Предать нельзя Любить - стр. 33
Я дышать перестаю.
Уставляюсь на него ни в силах сказать ни слова. Стыд топит каждый уголочек души.
Зачем он так со мной? Ведь знает про детский дом… Я, конечно, жалость не люблю, но и издевательств не приемлю.
Обидно до слез. Они уже на подходе, поэтому я соскакиваю с кровати и приглушенно отвечаю:
- У меня нет мамы. Она умерла.
Судорожно собираю свои вещи, хватаю свитер и не обращая внимания на слезы бегу в прихожую.
Дура. Дура. Доверчивая дура.
Мне мерзко и тошно. Противно от самой себя.
Я кончила от Долинского, даже джинсы не снимая. Это катастрофа. О чем я вообще думала, засыпая в его кровати?
Он тоже хорош, разыграл из себя святую невинность, а ведь сам набросился.
Еще и мамой попрекнул.
Утираю прохладные мокрые щеки и яростно завязываю шнурки на кедах.
- Арина, - выходит из комнаты Дракула, натягивая футболку. – Постой.
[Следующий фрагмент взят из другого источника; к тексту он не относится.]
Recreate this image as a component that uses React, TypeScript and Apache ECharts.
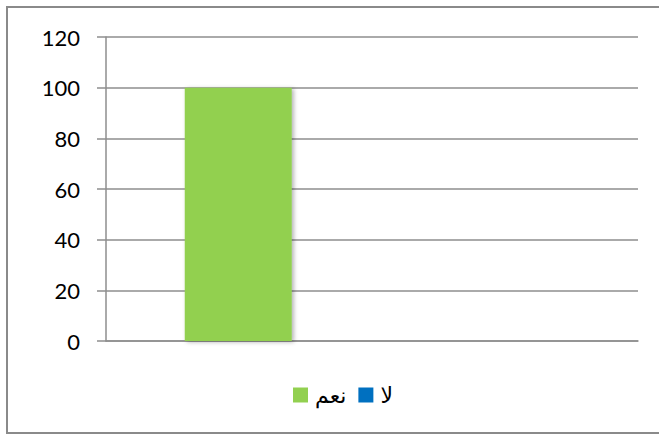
import React, { useEffect, useRef } from "react";
import * as echarts from "echarts";

const categories = [""];
const seriesNames = ["نعم", "لا"];
const yesValues = [100];
const noValues = [0];
const yTicks = [0, 20, 40, 60, 80, 100, 120];

export default function App() {
  const ref = useRef<HTMLDivElement>(null);
  useEffect(() => {
    const chart = echarts.init(ref.current!, null, { renderer: "svg" });
    chart.setOption({
      animation: false,
      backgroundColor: "#ffffff",
      graphic: [
        {
          type: "rect",
          shape: { x: 7, y: 7, width: 680, height: 426 },
          style: { fill: "none", stroke: "#8a8a8a", lineWidth: 2 },
          silent: true,
        },
      ],
      grid: { left: 106, right: 21, top: 37, bottom: 93 },
      legend: {
        data: seriesNames,
        top: 379,
        left: 288,
        itemWidth: 15,
        itemHeight: 15,
        itemGap: 12,
        icon: "rect",
        textStyle: { fontFamily: "DejaVu Sans", fontSize: 22, color: "#000", padding: [0, 0, 0, 2] },
      },
      xAxis: {
        type: "category",
        data: categories,
        axisLine: { show: true, lineStyle: { color: "#8e8e8e", width: 1.5 } },
        axisTick: { show: false },
        axisLabel: { show: false },
      },
      yAxis: {
        type: "value",
        min: yTicks[0],
        max: yTicks[yTicks.length - 1],
        interval: 20,
        axisLine: { show: true, lineStyle: { color: "#8e8e8e", width: 1.5 } },
        axisTick: { show: true, length: 9, lineStyle: { color: "#8e8e8e", width: 1.5 } },
        splitLine: { show: true, lineStyle: { color: "#8e8e8e", width: 1.5 } },
        axisLabel: {
          margin: 26,
          fontFamily: "Lato",
          fontSize: 22,
          color: "#000",
        },
      },
      series: [
        {
          name: seriesNames[0],
          type: "bar",
          data: yesValues,
          barWidth: 107,
          barGap: "150%",
          itemStyle: {
            color: "#92d050",
            shadowBlur: 4,
            shadowOffsetX: 2,
            shadowOffsetY: 1,
            shadowColor: "rgba(0,0,0,0.3)",
          },
        },
        {
          name: seriesNames[1],
          type: "bar",
          data: noValues,
          barWidth: 107,
          barGap: "150%",
          itemStyle: { color: "#0070c0" },
        },
      ],
    });
    return () => chart.dispose();
  }, []);
  return (
    <div
      ref={ref}
      style={{ position: "fixed", left: 0, top: 0, width: 659, height: 434 }}
    />
  );
}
Ночь на дворе.
- Мне надо идти, - произношу быстро.
Захватываю рюкзак и щелкаю дверным замком.
- Арина…
- Прощайте, Арсений Рудольфович.
Аккуратно прикрываю дверь и, натянув рюкзак поверх свитера, легким бегом по ночному городу добираюсь до дома.
Прохожу в гостиную, не снимая обувь. Валюсь на диван.
Гертруда, чувствуя мое настроение, падает рядом. Разглаживаю влажный мокрый собачий нос и реву.
Обнимаю свою старую овчарку.
- Такой козел, Гера, этот Дракула оказался, - делюсь, словно с подругой. – Я больше к нему в офис ни ногой. Вот увидишь.
Смачно шмыгаю и утираю нос тыльной стороной ладони.
- Почти все деньги на этого болезного истратила, - шепчу. – А он неблагодарный козел.
Оставшуюся часть ночи пытаюсь заснуть, а утром пишу сообщение Ларисе Леонидовне, что больше не выйду на работу...
14. Глава 13. Арина.
- Арина, ты на работе? – спрашивает отчим. – Что-то давно не звонила?
- Я… нет, я дома, - отвечаю немного сдержанно.
- А что вдруг так?
- Я… уволилась, - закусываю губу.
- В смысле? Он тебя уволил?
- Нет… я сама.
- Арина, - Виктор Андреевич повышает голос. – Мы же с тобой договаривались. Так не делается.
- Я больше не могу. Кроме того, меня все равно не допускают до серьезных документов.
- Это потому что постараться не хочешь, - ядовито проговаривает он. – Я всё для тебя, а ты неблагодарная.
У меня кровь от лица отступает от такой несправедливости.
Бросаю трубку и снова реву.
Это он из-за квартиры, да? Так, я я ведь не просила. Не надо было.
И несколько раз пробовала вернуть ключи, но дядя Витя настоял.
Мол, «он будет только счастлив сделать что-то для Катиной дочки». А сейчас попрекает, получается?
Озираюсь вокруг. Можно, конечно, переехать к Тёме, но куда я дену животных?! Не рад он будет такому цыганскому табору. Да и мне после событий в квартире Долинского будет некомфортно.